I am putting together a business plan for my Web Development startup.
Cost of materials, marketing, etc. are the easy (fixed or one-time cost) parts - but I am trying to figure out how to create a projection for profits for the first few years of the business.
However - since it's a B2B service, it's reliant not on purchasing habits of consumers - but on the rate of sales, and the life-cycle of customers. Throw retainers and shorter-term projects into the mix, and I am at a loss as to how to project sales.
Has anyone gone through this? What did you do to project revenue?
Finance Web Business Plan Business Web Dev
Obviously you will not be able to project any meaningful sales figures easily, even if your product is not completely new: even then it would be risky to use other, similar products as examples since you would imply that your team, your sales strategy, your target market, etc. are all comparable for your assumptions to hold up, and I therefore would not recommend doing it.
The good news is that investors will not expect you to have precise forecasts - if they do, they do not understand the startup business. What they will (and should) expect, however, is that you have done your homework.
And by that I mean that you can test your market before even releasing your product. You will have one or more hypothesis about your business (growth and value hypothesis, for example that customers will like your product and also be ready to pay for it). Have you tested those hypothesis by engaging your customers?
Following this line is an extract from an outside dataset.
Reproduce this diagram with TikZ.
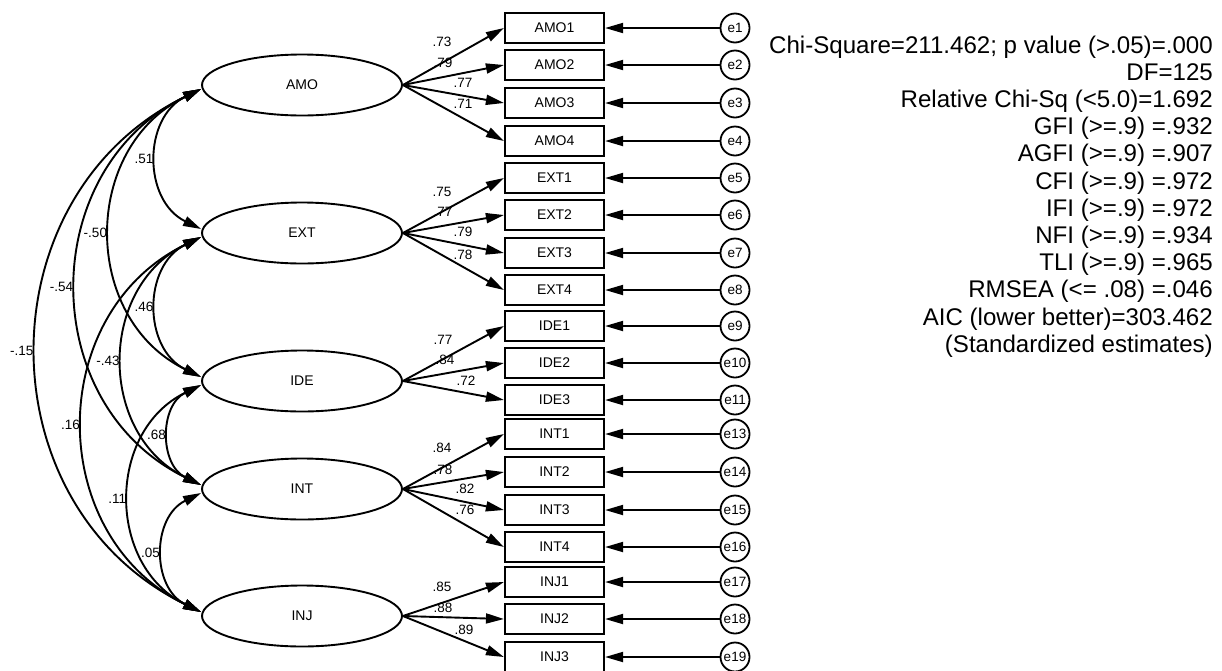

One of my clients is currently testing the market by launching a mock up page of his product and by measuring:
The purchase part is still a stub and leads them to a page saying "coming soon" or something like that, but it gives him a good enough feeling for his potential sales in a defined market!
Since your product is B2B you may have different sales channels, but you can still use the same approach. There are similar testing methods for B2B businesses which will give you customer conversion metrics. Those you can then use to back up your sales projections, and I think those are also good enough for investors to understand that you know what you are doing.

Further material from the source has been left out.